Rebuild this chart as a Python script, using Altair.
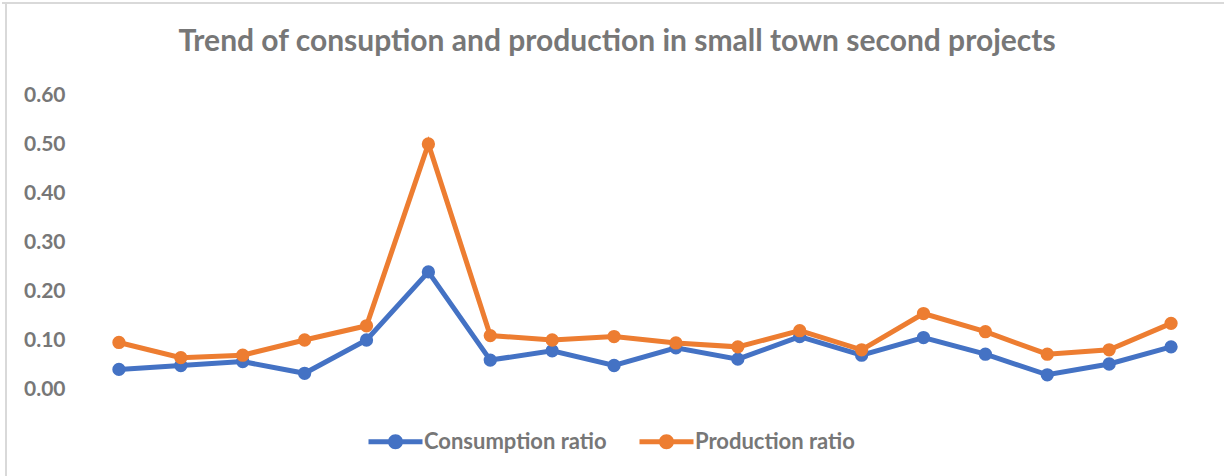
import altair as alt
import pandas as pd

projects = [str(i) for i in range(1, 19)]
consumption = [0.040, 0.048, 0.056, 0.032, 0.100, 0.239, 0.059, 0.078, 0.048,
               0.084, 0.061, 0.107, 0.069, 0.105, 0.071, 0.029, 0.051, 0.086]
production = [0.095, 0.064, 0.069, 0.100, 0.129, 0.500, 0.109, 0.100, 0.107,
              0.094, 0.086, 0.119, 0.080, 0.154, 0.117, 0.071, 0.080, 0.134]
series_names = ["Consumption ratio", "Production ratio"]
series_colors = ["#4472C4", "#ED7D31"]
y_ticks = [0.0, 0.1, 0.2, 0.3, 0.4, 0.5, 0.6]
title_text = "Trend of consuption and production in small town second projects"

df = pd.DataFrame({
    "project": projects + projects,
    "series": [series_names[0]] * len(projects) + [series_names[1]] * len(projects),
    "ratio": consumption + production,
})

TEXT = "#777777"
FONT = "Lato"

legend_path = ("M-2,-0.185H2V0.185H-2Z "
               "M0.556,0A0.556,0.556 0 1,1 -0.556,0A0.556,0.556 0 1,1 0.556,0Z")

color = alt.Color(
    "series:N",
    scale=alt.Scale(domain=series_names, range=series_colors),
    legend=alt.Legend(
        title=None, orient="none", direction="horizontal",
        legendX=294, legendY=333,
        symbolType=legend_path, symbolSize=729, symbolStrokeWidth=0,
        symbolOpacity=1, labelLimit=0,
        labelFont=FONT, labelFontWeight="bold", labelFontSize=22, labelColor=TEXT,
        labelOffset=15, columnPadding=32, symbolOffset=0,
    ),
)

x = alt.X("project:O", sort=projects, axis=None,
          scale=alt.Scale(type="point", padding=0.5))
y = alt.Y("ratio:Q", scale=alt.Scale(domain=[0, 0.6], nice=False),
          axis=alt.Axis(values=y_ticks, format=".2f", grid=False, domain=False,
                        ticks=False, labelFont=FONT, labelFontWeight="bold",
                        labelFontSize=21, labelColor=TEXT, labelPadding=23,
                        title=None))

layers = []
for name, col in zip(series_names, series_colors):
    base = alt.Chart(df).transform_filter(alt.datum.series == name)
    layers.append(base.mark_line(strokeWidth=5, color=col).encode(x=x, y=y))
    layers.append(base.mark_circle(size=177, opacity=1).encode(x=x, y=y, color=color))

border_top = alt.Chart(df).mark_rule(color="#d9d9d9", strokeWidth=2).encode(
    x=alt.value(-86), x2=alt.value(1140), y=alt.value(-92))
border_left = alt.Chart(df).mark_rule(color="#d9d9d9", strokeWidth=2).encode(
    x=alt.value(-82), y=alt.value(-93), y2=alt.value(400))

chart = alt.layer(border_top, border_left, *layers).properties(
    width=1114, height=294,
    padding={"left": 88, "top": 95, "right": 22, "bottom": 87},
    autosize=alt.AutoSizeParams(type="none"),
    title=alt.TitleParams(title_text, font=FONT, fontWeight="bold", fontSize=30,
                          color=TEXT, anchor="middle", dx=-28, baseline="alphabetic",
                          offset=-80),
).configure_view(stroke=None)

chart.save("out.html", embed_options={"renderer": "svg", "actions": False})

• What to do
Omit the pictures, then repeat exactly each line from the beginning of the listing through the line with "import pandas as pd".

• Result of this task
Rebuild this chart as a Python script, using Altair.
import altair as alt
import pandas as pd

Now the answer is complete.